Guillermo del Toro's fantasy romance The Shape of Water leads the nominations with seven, while The Post and Three Billboards Outside Ebbing, Missouri are tied for second, with six each.

Overall, 25 awards are given out - 14 for movies and 11 for TV - and, as usual, the 90-member HFPA has sprung more than a few surprises in the nominations, placing horror satire Get Out in the best comedy-musical category.

There were no nominations at all for female filmmakers despite huge successes in 2017 for Greta Gerwig (Lady Bird), Patty Jenkins (Wonder Woman), Dee Rees (Mudbound), Kathryn Bigelow (Detroit) and Sofia Coppola (The Beguiled).

Critics interpreted the organization's nominations for Ridley Scott's kidnap drama All the Money in the World as implicit support for Hollywood's #MeToo social media campaign against sexual harassment.

Veteran actor Christopher Plummer (The Sound of Music), who was brought in as a last-minute replacement when Scott decided to expunge the disgraced Spacey from the movie, won a surprise nomination for best supporting actor.

Scott was also nominated for best director and Michelle Williams for best actress, after the HFPA were shown a rough cut of the Spacey-free film.

"The fact that Scott completed the film in time to show it to Globes voters might have been reason enough for them to bestow three surprise nominations on the film," wrote Daniel Montgomery, a senior editor for awards prediction website Gold Derby.

"But the fact that it has now received positive reviews despite the emergency re-shoots might (have) inspired them to actually give the film a win, and Plummer is the logical choice for the impressive feat of taking on an emotionally demanding role at the 11th hour at age 87."

Plummer has turned 88 since the filming was completed.

Powerful, compelling women

While many fields are wide open, James Franco (The Disaster Artist) is almost certain to win best actor in a musical/comedy movie, according to Gold Derby, ahead of Daniel Kaluuya (Get Out).

The site expects Saoirse Ronan (Lady Bird) to pip Margot Robbie (I, Tonya) in the parallel race for best actresses for her acclaimed performance as a troubled teen.

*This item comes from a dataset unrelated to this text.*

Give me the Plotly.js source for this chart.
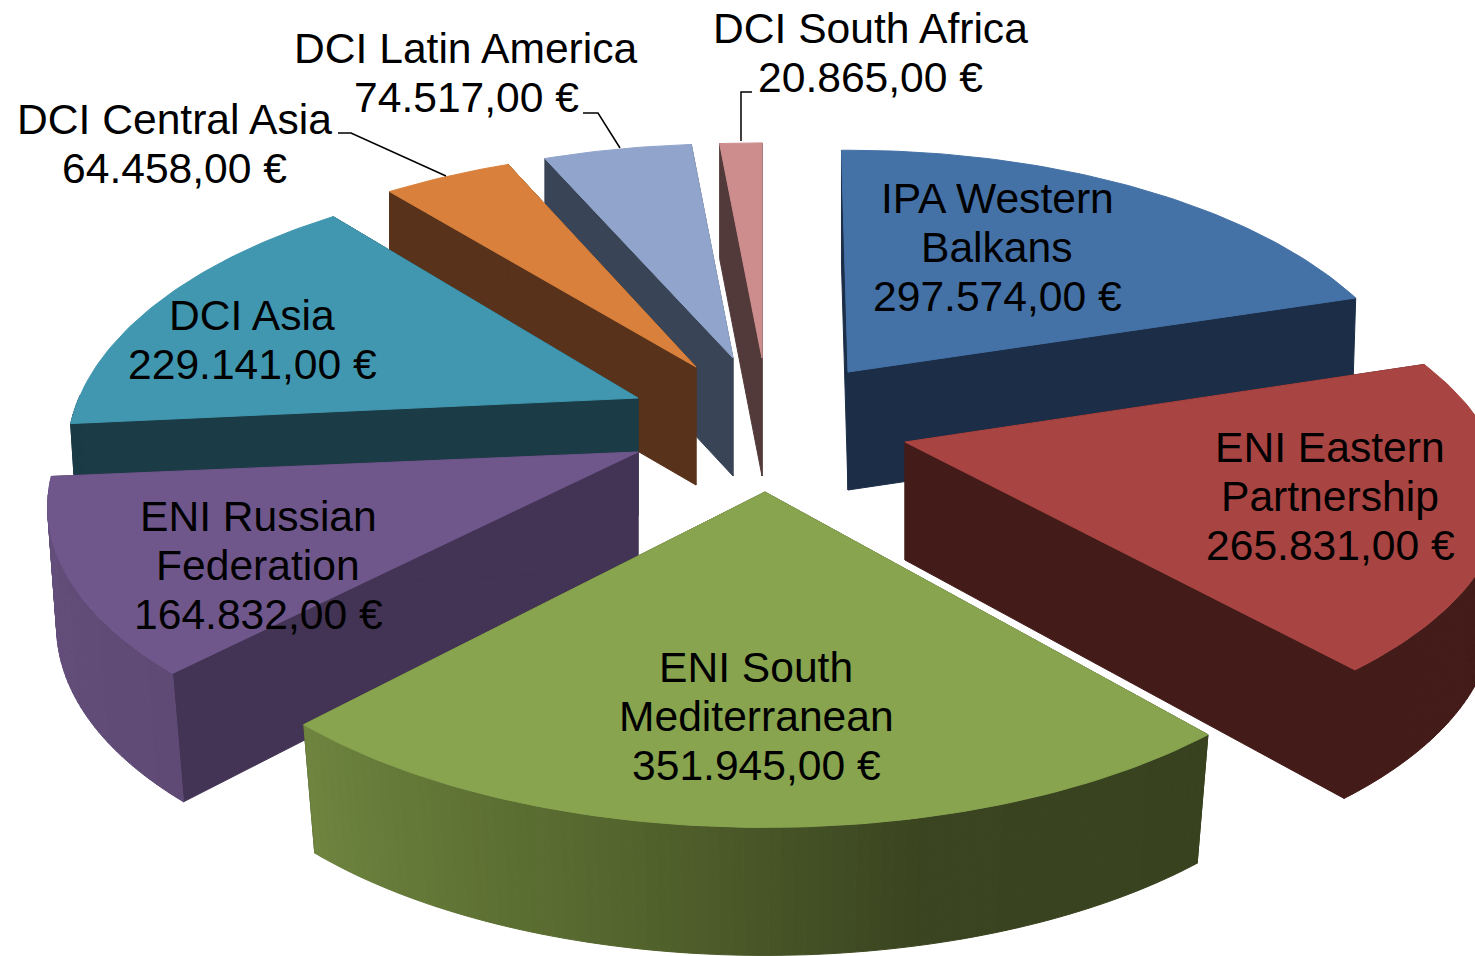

On the small-screen, HBO's Big Little Lies leads with six nominations, followed by FX's Feud: Bette and Joan, with four, and The Handmaid's Tale, Fargo, and This Is Us all picking up three nods apiece.

Gold Derby's Amanda Spears speculated that the harassment scandal could boost Big Little Lies star Shailene Woodley in the race for best supporting TV actress for her Emmy-nominated performance as a single mother raising a child conceived by rape.

"Across film and TV, there's also the opportunity to reward roles for women that are strong, powerful and compelling beyond simply their relationships to men," Variety's Birnbaum said.

"It's just a shame that the Globes didn't recognize any female directors."

The star-studded roll call of presenters this year includes Game of Thrones duo Emilia Clarke and Kit Harington, as well as Penelope Cruz, Gal Gadot, Hugh Grant and Chris Hemsworth.

The ceremony will air live on NBC from 5:00 pm Pacific time (5am UAE on Monday).